The measurement of the intensity of a wine’s aromas may also differ between two people. This seemingly objective measurement is actually subjectively perceived.
Lastly, the fact that the bouquet of wine can have multiple aromas complicates the process. Some wines may be more complex and have an array of aromas while other less complex wines have only a few.
Types of Aromas
The aromas of wine are generally classified as:
- Floral / Fruit
- Spice / Vegetable
- Oak / Other
Floral aromas include blossoms, roses and violets. Fruit aromas may be a combination of a few, such as citrus, green, stone, tropical, red, black or dried fruits. Spice aromas include sweet or pungent spices. Vegetable aromas may be under-ripeness, herbaceous, herbal or vegetable. Oak aromas usually display vanilla, toast, cedar or smoky aromas. Other aromas might be buttery, nutty, leathery or earthy.
Aromas can be primary, secondary or tertiary.
Primary aromas are those usually produced by a particular grape. Therefore, when you detect these, you can identify the grape varietal, when it was harvested and the area it was grown in.
Secondary aromas are those produced during fermentation. These are generally floral, fruit and herbal.
Tertiary aromas are those produced during aging. As the wine ages, it becomes more complex which sometimes hides some of the primary aromas of the grape.
How to Smell
When smelling a wine, we’re looking for four things:
- Intensity of the aromas
- Whether the aromas persist or fade away quickly
- Quality of the aromas
- Description we can give to the aromas
The shape and size of the tasting glass are important. A full sized tulip shaped tasting glass is good for red, white and rosé wines but not for dessert and fortified wines which need smaller unique shapes.

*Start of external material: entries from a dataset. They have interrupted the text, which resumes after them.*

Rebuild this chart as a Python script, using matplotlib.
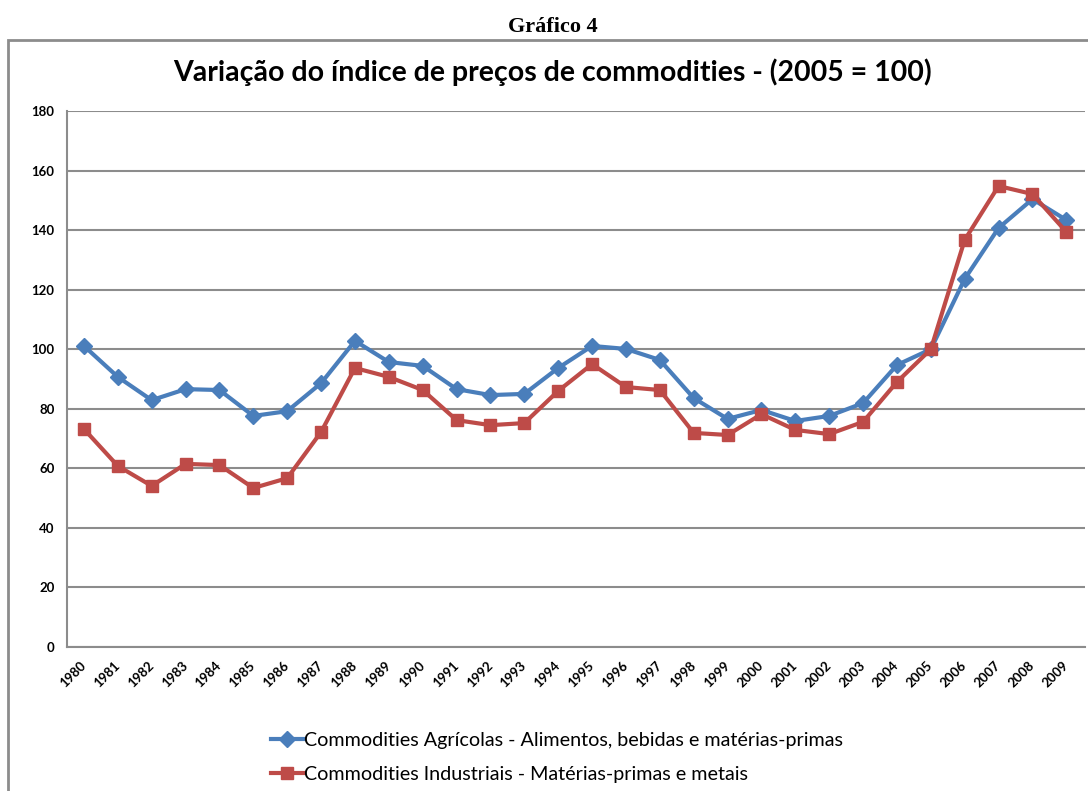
import matplotlib.pyplot as plt
from matplotlib.patches import Rectangle

years = list(range(1980, 2010))
agricolas = [101.1, 90.7, 82.9, 86.6, 86.3, 77.6, 79.2, 88.6, 102.8, 95.7,
             94.4, 86.6, 84.6, 85.0, 93.7, 101.1, 100.1, 96.4, 83.6, 76.6,
             79.6, 75.9, 77.6, 81.9, 94.7, 100.0, 123.6, 140.7, 150.4, 143.4]
industriais = [73.2, 60.8, 54.1, 61.5, 61.1, 53.4, 56.7, 72.2, 93.7, 90.7,
               86.3, 76.2, 74.5, 75.2, 86.0, 95.0, 87.3, 86.3, 71.9, 71.2,
               78.2, 72.9, 71.5, 75.6, 89.0, 100.0, 136.7, 154.8, 152.1, 139.4]
label_agri = 'Commodities Agrícolas - Alimentos, bebidas e matérias-primas'
label_ind = 'Commodities Industriais - Matérias-primas e metais'

plt.rcParams['font.family'] = ['Lato', 'DejaVu Sans']

fig = plt.figure(figsize=(10.88, 7.91), dpi=100)
ax = fig.add_axes([0.0616, 0.182, 0.9356, 0.6777])

# outer chart frame
fig.patches.append(Rectangle((8 / 1088, -0.1), 1.2, 1 - 40 / 791 + 0.1,
                             transform=fig.transFigure, fill=False,
                             edgecolor='#8c8c8c', linewidth=2))

fig.text(0.508, 1 - 27 / 791, 'Gráfico 4', ha='center', va='center',
         fontsize=16, fontweight='bold', family='Liberation Serif')
fig.text(0.508, 1 - 72 / 791, 'Variação do índice de preços de commodities - (2005 = 100)',
         ha='center', va='center', fontsize=20.5, fontweight='bold')

ax.plot(years, agricolas, color='#4a7ebb', linewidth=3, marker='D',
        markersize=8, label=label_agri)
ax.plot(years, industriais, color='#be4b48', linewidth=3, marker='s',
        markersize=9, label=label_ind)

ax.set_xlim(1979.5, 2009.55)
ax.set_ylim(0, 180)
ax.set_yticks(range(0, 181, 20))
ax.set_xticks(years)
ax.set_xticklabels([str(y) for y in years], rotation=45, ha='right',
                   va='center', rotation_mode='anchor', fontsize=9.5,
                   fontweight='bold')
for lab in ax.get_yticklabels():
    lab.set_fontweight('bold')
    lab.set_fontsize(9.5)
ax.tick_params(axis='both', length=0, pad=9)
ax.tick_params(axis='x', pad=12)

ax.grid(axis='y', color='#8c8c8c', linewidth=1.5)
ax.set_axisbelow(True)
for side in ['top', 'right']:
    ax.spines[side].set_visible(False)
ax.spines['left'].set_color('#8c8c8c')
ax.spines['left'].set_linewidth(1.5)
ax.spines['bottom'].set_color('#8c8c8c')
ax.spines['bottom'].set_linewidth(1.5)

ax.legend(loc='upper left', bbox_to_anchor=(0.193, -0.143), frameon=False,
          fontsize=14.2, handlelength=1.6, handletextpad=0.05, labelspacing=0.9,
          borderaxespad=0)

fig.savefig('out.png', dpi=100)
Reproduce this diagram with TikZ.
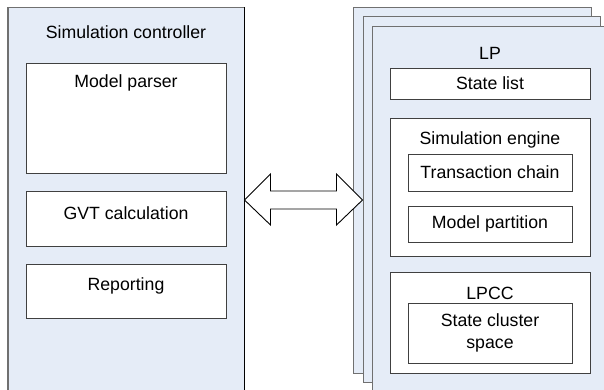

Begin by holding the glass without moving the wine and taking a slow, deep smell to detect lighter aromas. At this stage, you may detect wine faults such as cork taint. Then, swirl the wine to oxygenate it and take a quick, deep smell to detect the heavier aromas. Finally, take a series of quick smells to intensify your perception of the aromas.
Remember to take notes at each stage of the wine tasting process.